How far I've come with my knowledge
First I standardized the distribution with $z=\frac{x-\mu}{\sigma}$. This gives me: $$\frac{1}{\sqrt{2\pi}}\int_{-\mu/\sigma}^{\infty}(\sigma z+\mu)^2e^{-z^2/2}dz$$.
Then i multiplied out the equation and split it into three integrals.
$$\frac{\sigma^2}{\sqrt{2\pi}}\int_{-\mu/\sigma}^{\infty}z^2 e^{-z^2/2}dz+ \frac{2\sigma\mu}{\sqrt{2\pi}}\int_{-\mu/\sigma}^{\infty}z e^{-z^2/2}dz + \mu^2\int_{-\mu/\sigma}^{\infty}\frac{1}{\sqrt{2\pi}}e^{-z^2/2}dz$$.
Knowing that $\int xe^{-cx^2}dx = -\frac{1}{2c}e^{-cx^2}$, the second integral can be solved:
$$\frac{2\sigma\mu}{\sqrt{2\pi}} \cdot e^{-\frac{\mu^2}{2\sigma^2}}$$.
The third integral can be solved by using the cummulative distribution and thus gives: $$\mu^2 \cdot \Phi(\frac{\mu}{\sigma})$$.
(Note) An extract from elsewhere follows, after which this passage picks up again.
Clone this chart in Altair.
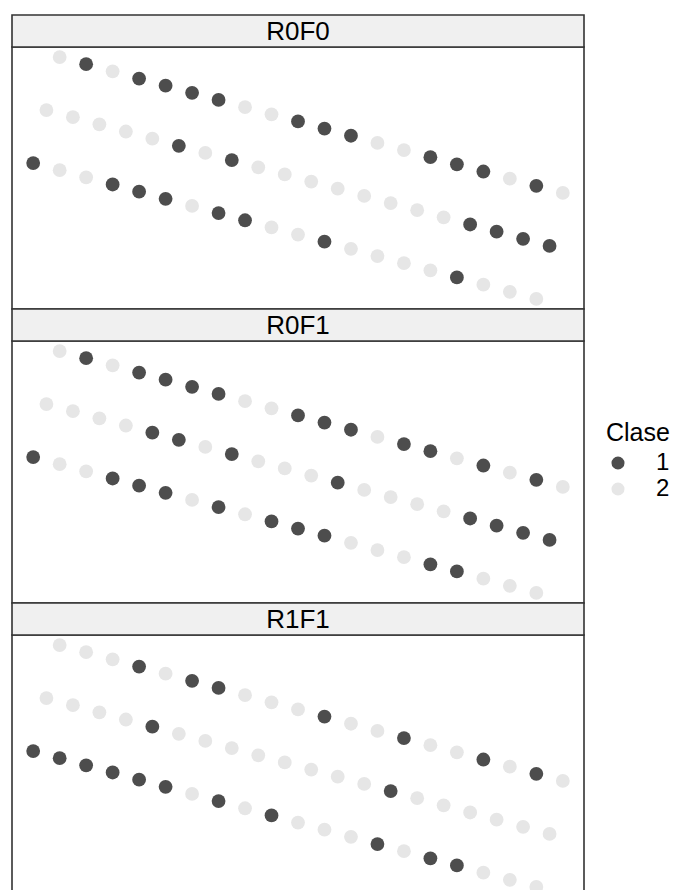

First of all - are my calculations correct so far? If yes, how to solve the first integral and simplify the total equation? Is there a antiderivative of the term in order to solve it directly?
Thanks!
EDIT - Idea
Including $\frac{1}{\sqrt{2\pi}}$ into to first integral gives
$$\sigma^2\int_{-\mu/\sigma}^{\infty}z^2 \frac{1}{\sqrt{2\pi}}e^{-z^2/2}dz$$. Then it can be exploited that $\Phi(x) - x\phi(x) +C$ is the indefinite integral of $\int x^2\phi(x)$. Inserting the upper and lower bound of the integral gives $$\sigma^2\left(\left[1 - \infty\cdot\phi(\infty) - \left(\Phi\left(-\frac{\mu}{\sigma}\right) +\frac{\mu}{\sigma} \cdot \phi(\frac{-\mu}{\sigma})\right)\right]\right) = \sigma^2\left(\left[1 - 0 - \left(1-\Phi\left(\frac{\mu}{\sigma}\right) +\frac{\mu}{\sigma} \cdot \phi(\frac{-\mu}{\sigma})\right)\right]\right) = \sigma^2 \Phi(\mu/\sigma) - \sigma\mu \phi(-\mu/\sigma)$$
Integration by Parts is essentially the reverse of the product rule:
$$\frac{d}{dx}(UV) = U \frac{dV}{dx} + V \frac{dU}{dx}$$ so $$\int_a^b\frac{d}{dx}(UV) dx = \int_a^b U \frac{dV}{dx} dx + \int_a^b V \frac{dU}{dx} dx$$ or $$UV|_a^b = \int_a^b U dV + \int_a^b V dU$$ giving finally the rule: $$\int_a^b U dV = UV|_a^b - \int_a^b V dU$$
To use the rule, you take your integral and factor it into your $U$ piece and your $dV$ piece. You choose them so that a) you know how to integrate the $dV$, b) you can differentiate the $U$, and you expect the product $VdU$ to be easier to integrate than $UdV$. If you have a polynomial times something else, very often (not always) the polynomial is a good choice for $U$. Looking at your integral, if you want to integrate $e^{-z^2/2}$ you will want to grab a factor of $z$ from the $U$ part to make a better choice. So $U = z$ and $dV = ze^{-z^2/2}$ would be a good starting point.